JPMorgan Chase and Co., the largest U.S. bank by assets, said it faces further investigations into conflicts of interest in the way it sold and used its own investment products.

The firm is cooperating with “inquiries from other government authorities concerning disclosure of conflicts associated with the firm’s sale and use of proprietary products,” according to a regulatory filing issued Tuesday.

Indiana securities regulators are investigating the bank, according to two people familiar with the matter who asked not to be identified. They are looking into how JPMorgan handled investments inside trusts that benefited churches in the state, one of the people said. A spokeswoman for Indiana’s securities regulator didn’t immediately respond to a request for comment. Darin Oduyoye, a JPMorgan spokesman, declined to comment.

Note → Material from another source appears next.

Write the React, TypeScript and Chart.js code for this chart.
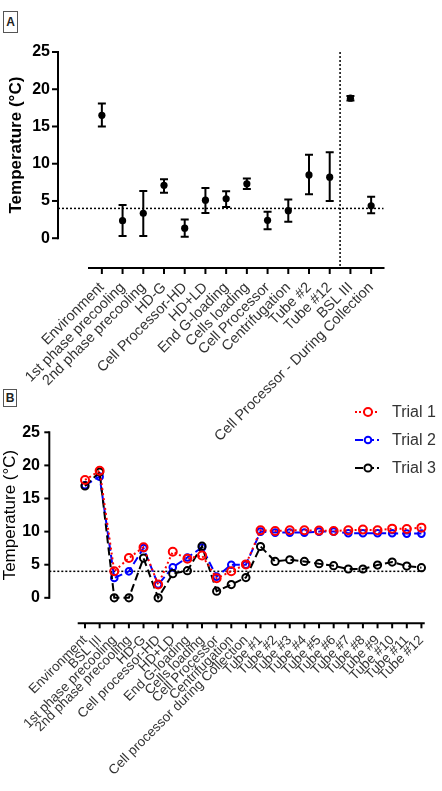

The bank agreed in December to pay more than $300 million to resolve allegations by the Securities and Exchange Commission and the U.S. Commodity Futures Trading Commission that it failed to tell customers that it stood to benefit from selling its own investment products. JPMorgan didn’t disclose that it reaped profits by putting client money into mutual funds and hedge funds that generated fees for the company, the SEC said .

JPMorgan admitted disclosure failures from 2008 to 2013 related to two units that manage money -- its securities subsidiary and its nationally chartered bank -- as part of the SEC settlement. The New York-based firm said at the time that the omissions in its communications were unintentional and that it has since enhanced disclosures.

The bank settled a lawsuit last August accusing it of putting its interests ahead of an historic church in Indiana endowed by descendants of Eli Lilly and mismanaging its trusts. Terms weren’t disclosed.